▸ **Exercise prompt**: Copy exactly the lines from the beginning of the data down to and including the line holding "1.050, 1.075, 1.100]", without any pictures.

▸ **Available data**:
** start **

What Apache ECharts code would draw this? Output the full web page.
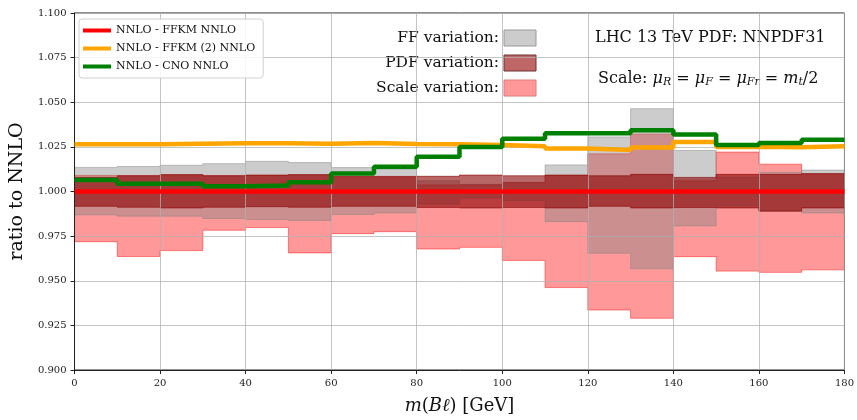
<!DOCTYPE html>
<html>
<head>
<meta charset="utf-8">
<script src="https://cdn.jsdelivr.net/npm/echarts@6/dist/echarts.min.js"></script>
<style>
  html, body { margin: 0; padding: 0; background: #fff; }
  #chart { width: 857px; height: 420px; }
</style>
</head>
<body>
<div id="chart"></div>
<script>
// bin edges of m(Bl) in GeV
const binEdges = [0, 10, 20, 30, 40, 50, 60, 70, 80, 90, 100, 110, 120, 130, 140, 150, 160, 170, 180]
const yTicks = [0.900, 0.925, 0.950, 0.975, 1.000, 1.025, 1.050, 1.075, 1.100]

// ratios to NNLO, one value per bin
const ffkmRatio = [1, 1, 1, 1, 1, 1, 1, 1, 1, 1, 1, 1, 1, 1, 1, 1, 1, 1]
const ffkm2Ratio = [1.0265, 1.0265, 1.0268, 1.0270, 1.0270, 1.0268, 1.0272, 1.0266, 1.0265,
    1.0260, 1.0254, 1.0241, 1.0233, 1.0246, 1.0278, 1.0250, 1.0248, 1.0254]
const cnoRatio = [1.0064, 1.0043, 1.0043, 1.0030, 1.0034, 1.0052, 1.0101, 1.0138, 1.0195,
    1.0250, 1.0296, 1.0326, 1.0326, 1.0343, 1.0319, 1.0260, 1.0272, 1.0290]

// uncertainty bands
const ffLow = [0.9869, 0.9862, 0.9862, 0.9849, 0.9843, 0.9838, 0.9871, 0.9880, 0.9930,
    0.9963, 0.9950, 0.9831, 0.9654, 0.9567, 0.9807, 0.9920, 0.9890, 0.9880]
const ffHigh = [1.0135, 1.0140, 1.0147, 1.0156, 1.0169, 1.0162, 1.0134, 1.0123, 1.0060,
    1.0040, 1.0050, 1.0149, 1.0306, 1.0464, 1.0230, 1.0080, 1.0108, 1.0120]
const pdfLow = [0.9917, 0.9912, 0.9908, 0.9912, 0.9915, 0.9912, 0.9917, 0.9917, 0.9910,
    0.9908, 0.9910, 0.9908, 0.9917, 0.9908, 0.9910, 0.9908, 0.9890, 0.9908]
const pdfHigh = [1.0079, 1.0088, 1.0095, 1.0088, 1.0092, 1.0095, 1.0083, 1.0083, 1.0085,
    1.0092, 1.0088, 1.0092, 1.0088, 1.0096, 1.0079, 1.0096, 1.0096, 1.0101]
const scaleLow = [0.9719, 0.9636, 0.9669, 0.9783, 0.9798, 0.9656, 0.9764, 0.9775, 0.9678,
    0.9687, 0.9614, 0.9462, 0.9336, 0.9290, 0.9635, 0.9554, 0.9547, 0.9561]
const scaleHigh = [1.0090, 1.0090, 1.0090, 1.0090, 1.0090, 1.0090, 1.0085, 1.0085, 1.0037,
    1.0037, 1.0050, 1.0090, 1.0211, 1.0321, 1.0060, 1.0221, 1.0153, 1.0095]

const serif = '"DejaVu Serif", "Liberation Serif", serif'

function stepData(values) {
    let pts = values.map((v, i) => [binEdges[i], v])
    pts.push([binEdges[binEdges.length - 1], values[values.length - 1]])
    return pts
}

function bandSeries(name, low, high, fill, stroke, z) {
    return {
        name: name,
        type: 'custom',
        z: z,
        silent: true,
        data: low.map((v, i) => [binEdges[i], v, high[i]]),
        encode: { x: 0, y: [1, 2] },
        renderItem: (params, api) => {
            if (params.dataIndex !== 0) {
                return null
            }
            let upper = []
            let lower = []
            for (let i = 0; i < low.length; i++) {
                upper.push(api.coord([binEdges[i], high[i]]))
                upper.push(api.coord([binEdges[i + 1], high[i]]))
                lower.push(api.coord([binEdges[i], low[i]]))
                lower.push(api.coord([binEdges[i + 1], low[i]]))
            }
            return {
                type: 'polygon',
                shape: { points: upper.concat(lower.reverse()) },
                style: { fill: fill, stroke: stroke, lineWidth: 1 }
            }
        }
    }
}

function lineSeries(name, values, color, z) {
    return {
        name: name,
        type: 'line',
        step: 'end',
        z: z,
        symbol: 'none',
        data: stepData(values),
        lineStyle: { color: color, width: 4.5 },
        itemStyle: { color: color }
    }
}

let chart = echarts.init(document.getElementById('chart'))

chart.setOption({
    animation: false,
    grid: {
        left: 73, right: 11, top: 13, bottom: 46,
        show: true, borderColor: '#222', borderWidth: 1, backgroundColor: 'transparent'
    },
    legend: {
        orient: 'vertical',
        left: 79, top: 19,
        padding: [6, 8, 6, 4],
        itemGap: 7,
        itemWidth: 28, itemHeight: 4,
        icon: 'rect',
        backgroundColor: 'rgba(255,255,255,0.85)',
        borderColor: '#d0d0d0', borderWidth: 1, borderRadius: 3,
        textStyle: { fontFamily: serif, fontSize: 11, color: '#111' },
        data: ['NNLO - FFKM NNLO', 'NNLO - FFKM (2) NNLO', 'NNLO - CNO NNLO']
    },
    xAxis: {
        type: 'value',
        min: 0, max: 180, interval: 20,
        name: '{i|m}({i|Bℓ}) [GeV]',
        nameLocation: 'middle',
        nameGap: 27,
        nameTextStyle: {
            fontFamily: serif, fontSize: 18, color: '#111',
            rich: {
                i: { fontFamily: serif, fontSize: 18, fontStyle: 'italic', color: '#111' }
            }
        },
        axisLine: { show: true, onZero: false, lineStyle: { color: '#222', width: 1 } },
        axisTick: { show: true, length: 4, lineStyle: { color: '#222' } },
        axisLabel: { fontFamily: serif, fontSize: 10, color: '#222', margin: 8 },
        splitLine: { show: true, lineStyle: { color: 'rgba(176,176,176,0.75)', width: 1 } }
    },
    yAxis: {
        type: 'value',
        min: yTicks[0], max: yTicks[yTicks.length - 1], interval: 0.025,
        name: 'ratio to NNLO',
        nameLocation: 'middle',
        nameGap: 31,
        nameTextStyle: { fontFamily: serif, fontSize: 19, color: '#111' },
        axisLine: { show: true, onZero: false, lineStyle: { color: '#222', width: 1 } },
        axisTick: { show: true, length: 4, lineStyle: { color: '#222' } },
        axisLabel: {
            fontFamily: serif, fontSize: 10, color: '#222', margin: 8,
            formatter: (v) => v.toFixed(3)
        },
        splitLine: { show: true, lineStyle: { color: 'rgba(176,176,176,0.75)', width: 1 } }
    },
    graphic: [
        {
            type: 'text', x: 499, y: 38,
            style: { text: 'FF variation:', font: '15.5px ' + serif, fill: '#111', align: 'right', verticalAlign: 'middle' }
        },
        {
            type: 'text', x: 499, y: 63,
            style: { text: 'PDF variation:', font: '15.5px ' + serif, fill: '#111', align: 'right', verticalAlign: 'middle' }
        },
        {
            type: 'text', x: 499, y: 88,
            style: { text: 'Scale variation:', font: '15.5px ' + serif, fill: '#111', align: 'right', verticalAlign: 'middle' }
        },
        {
            type: 'rect', shape: { x: 504, y: 30, width: 32, height: 16 },
            style: { fill: '#cccccc', stroke: '#999999', lineWidth: 1 }
        },
        {
            type: 'rect', shape: { x: 504, y: 55, width: 32, height: 16 },
            style: { fill: '#bf6666', stroke: '#6e3030', lineWidth: 1 }
        },
        {
            type: 'rect', shape: { x: 504, y: 80, width: 32, height: 16 },
            style: { fill: '#ff9999', stroke: '#e07a7a', lineWidth: 1 }
        },
        {
            type: 'text', x: 595, y: 38,
            style: { text: 'LHC 13 TeV PDF: NNPDF31', font: '16px ' + serif, fill: '#111', verticalAlign: 'middle' }
        },
        {
            type: 'text', x: 598, y: 79,
            style: {
                text: 'Scale: {i|μ}{s|R} = {i|μ}{s|F} = {i|μ}{s|Fr} = {i|m}{s|t}/2',
                font: '16px ' + serif, fill: '#111', verticalAlign: 'middle',
                rich: {
                    i: { fontFamily: serif, fontSize: 16, fontStyle: 'italic' },
                    s: { fontFamily: serif, fontSize: 11, fontStyle: 'italic', padding: [6, 0, 0, 0] }
                }
            }
        }
    ],
    series: [
        bandSeries('Scale variation', scaleLow, scaleHigh, 'rgba(255,0,0,0.4)', 'rgba(255,0,0,0.45)', -3),
        bandSeries('FF variation', ffLow, ffHigh, 'rgba(128,128,128,0.4)', 'rgba(128,128,128,0.45)', -2),
        bandSeries('PDF variation', pdfLow, pdfHigh, 'rgba(139,0,0,0.6)', 'rgba(139,0,0,0.6)', -1),
        lineSeries('NNLO - FFKM NNLO', ffkmRatio, '#ff0000', 3),
        lineSeries('NNLO - FFKM (2) NNLO', ffkm2Ratio, '#ffa500', 4),
        lineSeries('NNLO - CNO NNLO', cnoRatio, '#008000', 5)
    ]
})
</script>
</body>
</html>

** end **

▸ **Written solution**:
What Apache ECharts code would draw this? Output the full web page.
<!DOCTYPE html>
<html>
<head>
<meta charset="utf-8">
<script src="https://cdn.jsdelivr.net/npm/echarts@6/dist/echarts.min.js"></script>
<style>
  html, body { margin: 0; padding: 0; background: #fff; }
  #chart { width: 857px; height: 420px; }
</style>
</head>
<body>
<div id="chart"></div>
<script>
// bin edges of m(Bl) in GeV
const binEdges = [0, 10, 20, 30, 40, 50, 60, 70, 80, 90, 100, 110, 120, 130, 140, 150, 160, 170, 180]
const yTicks = [0.900, 0.925, 0.950, 0.975, 1.000, 1.025, 1.050, 1.075, 1.100]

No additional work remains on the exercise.